The findings of the report, published on The Australian today and to be presented to an Australian Association of National Advertisers (AANA) conference tomorrow, highlight on ongoing issue in Australia’s media landscape that a long list of players are “taking a cut of the ticket” when it comes to media spends.

It’s been reported that Ebiquity’s research found that as much as 60 per cent is being sucked up by agencies, who, worryingly, can’t vouch for the rogue monies. However, the biggest culprit appeared to be the programmatic purchase of digital advertising.

Nick Manning, Ebiquity’s chief strategy officer, told The Oz: “From advertisers’ perspective, they pay $100,000 for a campaign and only get $40,000 of media. Then the problems start as viewability and fraud reduces even this by roughly half on average, so the $100,000 actually equates to $20,000 of useful media,” he said.

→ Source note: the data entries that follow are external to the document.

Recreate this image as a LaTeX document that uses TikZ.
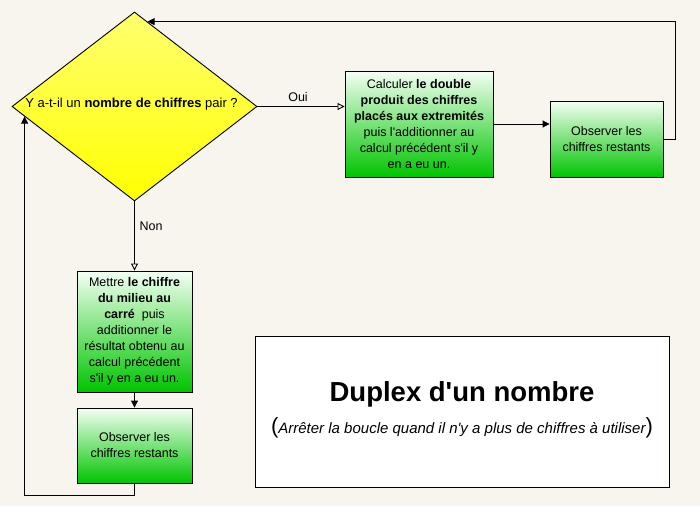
\documentclass[tikz,border=0pt]{standalone}
\usepackage{fontspec}
\setmainfont{Liberation Sans}
\usetikzlibrary{shapes.geometric,arrows.meta,calc}
\definecolor{bg}{HTML}{F8F5EF}
\definecolor{gtop}{HTML}{F4FFF4}
\definecolor{gbot}{HTML}{00C400}
\definecolor{ytop}{HTML}{FFFF70}
\definecolor{ybot}{HTML}{FFFF00}
\newcommand{\sq}{\textquotesingle}
\tikzset{
  greenbox/.style={draw=black, line width=0.9pt, top color=gtop, bottom color=gbot, inner sep=0pt, align=center, font=\fontsize{12.5}{16}\selectfont},
  conn/.style={line width=0.9pt, draw=black},
  openarr/.style={conn, -{Triangle[open, length=7pt, width=7pt]}},
  fillarr/.style={conn, -{Triangle[length=7pt, width=7pt]}},
  lbl/.style={font=\fontsize{12.5}{14}\selectfont, inner sep=1pt}
}
\begin{document}
\begin{tikzpicture}[x=1pt,y=-1pt]
\path[fill=bg, use as bounding box] (0,0) rectangle (700,506);
% decision
\node[diamond, draw=black, line width=0.9pt, top color=ytop, bottom color=ybot, minimum width=245pt, minimum height=189pt, inner sep=0pt] (dia) at (134.5,106.5) {};
\node[font=\fontsize{13}{15}\selectfont, inner sep=0pt] (q) at (131.5,104) {Y a-t-il un \textbf{nombre de chiffres} pair ?};
% boxes
\node[greenbox, minimum width=148pt, minimum height=106pt] (b1) at (419,124)
  {Calculer \textbf{le double}\\ \textbf{produit des chiffres}\\ \textbf{placés aux extremités}\\ puis l\sq additionner au\\ calcul précédent s\sq il y\\ en a eu un.};
\node[greenbox, minimum width=113pt, minimum height=76pt] (b2) at (606.5,139)
  {Observer les\\ chiffres restants};
\node[greenbox, minimum width=115pt, minimum height=121pt] (b3) at (134.5,331.5)
  {Mettre \textbf{le chiffre}\\ \textbf{du milieu au}\\ \textbf{carré}\ \ puis\\ additionner le\\ résultat obtenu au\\ calcul précédent\\ s\sq il y en a eu un.};
\node[greenbox, minimum width=115pt, minimum height=75pt] (b4) at (134.5,445.5)
  {Observer les\\ chiffres restants};
% title
\node[draw=black, fill=white, line width=0.9pt, minimum width=414pt, minimum height=151pt] (t) at (462,411.5) {};
\node[font=\fontsize{27.5}{30}\selectfont\bfseries, inner sep=0pt] (tt) at (462,394) {Duplex d\sq un nombre};
\node[font=\fontsize{15}{16}\selectfont\itshape, inner sep=0pt] (ts) at (462,428) {{\upshape\fontsize{22}{22}\selectfont(}Arrêter la boucle quand il n\sq y a plus de chiffres à utiliser{\upshape\fontsize{22}{22}\selectfont)}};
% connectors
\coordinate (dtop) at ($(dia.north)!0.106!(dia.east)$);
\coordinate (dleft) at ($(dia.west)!0.106!(dia.south)$);
\draw[openarr] (dia.east) -- (dia.east -| b1.west);
\node[lbl] (oui) at (298,97) {Oui};
\draw[fillarr] (b1.east) -- (b1.east -| b2.west);
\draw[fillarr] (b2.east) -- ++(12,0) |- (dtop);
\draw[openarr] (dia.south) -- (b3.north);
\node[lbl] (non) at (151,226) {Non};
\draw[fillarr] (b3.south) -- (b4.north);
\draw[fillarr] (b4.south) -- ++(0,12) -| (dleft);
\end{tikzpicture}
\end{document}
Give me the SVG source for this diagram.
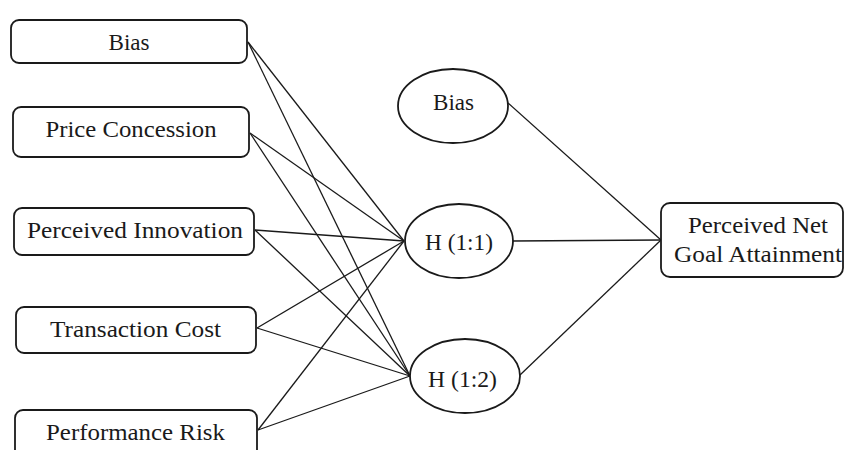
<svg xmlns="http://www.w3.org/2000/svg" width="845" height="450" viewBox="0 0 845 450">
<style>
.box{fill:#fff;stroke:#1a1a1a;stroke-width:1.8}
.lbl{font-family:"Liberation Serif","Times New Roman",serif;font-size:24px;fill:#1a1a1a;text-anchor:middle}
.cn line{stroke:#1a1a1a;stroke-width:1.3}
</style>
<rect width="845" height="450" fill="#fff"/>
<g class="cn" id="connectors">
<line x1="248" y1="42" x2="404" y2="241"/>
<line x1="248" y1="42" x2="410" y2="376"/>
<line x1="250" y1="133" x2="404" y2="241"/>
<line x1="250" y1="133" x2="410" y2="376"/>
<line x1="255" y1="230" x2="404" y2="241"/>
<line x1="255" y1="230" x2="410" y2="376"/>
<line x1="257" y1="328" x2="404" y2="241"/>
<line x1="257" y1="328" x2="410" y2="376"/>
<line x1="258" y1="430" x2="404" y2="241"/>
<line x1="258" y1="430" x2="410" y2="376"/>
<line x1="508" y1="103" x2="661" y2="240"/>
<line x1="513" y1="241" x2="661" y2="240"/>
<line x1="520" y1="375" x2="661" y2="240"/>
</g>
<g id="n-bias">
<rect class="box" x="11" y="20" width="236" height="43" rx="8"/>
<text class="lbl" x="129" y="50" textLength="41" lengthAdjust="spacingAndGlyphs">Bias</text>
</g>
<g id="n-price">
<rect class="box" x="13" y="107" width="236" height="50" rx="8"/>
<text class="lbl" x="131" y="137" textLength="171" lengthAdjust="spacingAndGlyphs">Price Concession</text>
</g>
<g id="n-innov">
<rect class="box" x="14" y="208" width="240" height="47" rx="8"/>
<text class="lbl" x="135" y="238" textLength="216" lengthAdjust="spacingAndGlyphs">Perceived Innovation</text>
</g>
<g id="n-trans">
<rect class="box" x="16" y="307" width="240" height="46" rx="8"/>
<text class="lbl" x="135.5" y="337" textLength="171" lengthAdjust="spacingAndGlyphs">Transaction Cost</text>
</g>
<g id="n-perf">
<rect class="box" x="15" y="410" width="242" height="50" rx="8"/>
<text class="lbl" x="135.5" y="440" textLength="179" lengthAdjust="spacingAndGlyphs">Performance Risk</text>
</g>
<g id="n-bias2">
<ellipse class="box" cx="453" cy="106" rx="55" ry="37"/>
<text class="lbl" x="453.5" y="110" textLength="41" lengthAdjust="spacingAndGlyphs">Bias</text>
</g>
<g id="n-h11">
<ellipse class="box" cx="459" cy="241" rx="54" ry="37"/>
<text class="lbl" x="459" y="250" textLength="68" lengthAdjust="spacingAndGlyphs">H (1:1)</text>
</g>
<g id="n-h12">
<ellipse class="box" cx="465" cy="376" rx="55" ry="37"/>
<text class="lbl" x="462.5" y="387" textLength="69" lengthAdjust="spacingAndGlyphs">H (1:2)</text>
</g>
<g id="n-pnga">
<rect class="box" x="661" y="203" width="182" height="74" rx="9"/>
<text class="lbl" x="758" y="233" textLength="140" lengthAdjust="spacingAndGlyphs">Perceived Net</text>
<text class="lbl" x="758" y="262" textLength="168" lengthAdjust="spacingAndGlyphs">Goal Attainment</text>
</g>
</svg>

The AANA has been one of the more aggressive industry bodies in attempting to get more transparency in media buying in Australia. The AANA works for the actual advertisers and not their agencies. In particular, it has petitioned the likes of Facebook to have more third party verification for its data.  In late 2016, Facebook found itself in trouble after grossly misreporting its audience numbers.

Ebiquity’s findings appear to mirror a worrying report into US media agencies released in June of last year. The report by the US Association of National Advertisers found evidence of a “fundamental disconnect” in how agencies and advertisers view their relationship and “systemic elements” to some non-transparent business practices outlined in the report, some of which senior executives are aware of or mandate.

Other findings included mark ups on media sold through principle transactions ranging from around 30 to 90 per cent, with media buyers allegedly being pressured or encouraged by their agency holding companies to direct client spend to them regardless of whether it is in the clients’ best interest.

Commenting on the US study, the AANA’s  CEO Sunita Gloster said at the time: “Any best practice guidelines or initiatives that emerge are likely to have universal application, so we will aim to share them with our members here.

“Whilst the US report reminds advertisers to remain vigilant, it is important that we remember these principles of transparency, disclosure and fairness are central to the reputations of all parties involved. Equally importantly, adherence to these principles is crucial to achieving our common goal which is to show the link between advertising and business growth. Businesses need to have confidence in the integrity of their media spend allocations,” she said.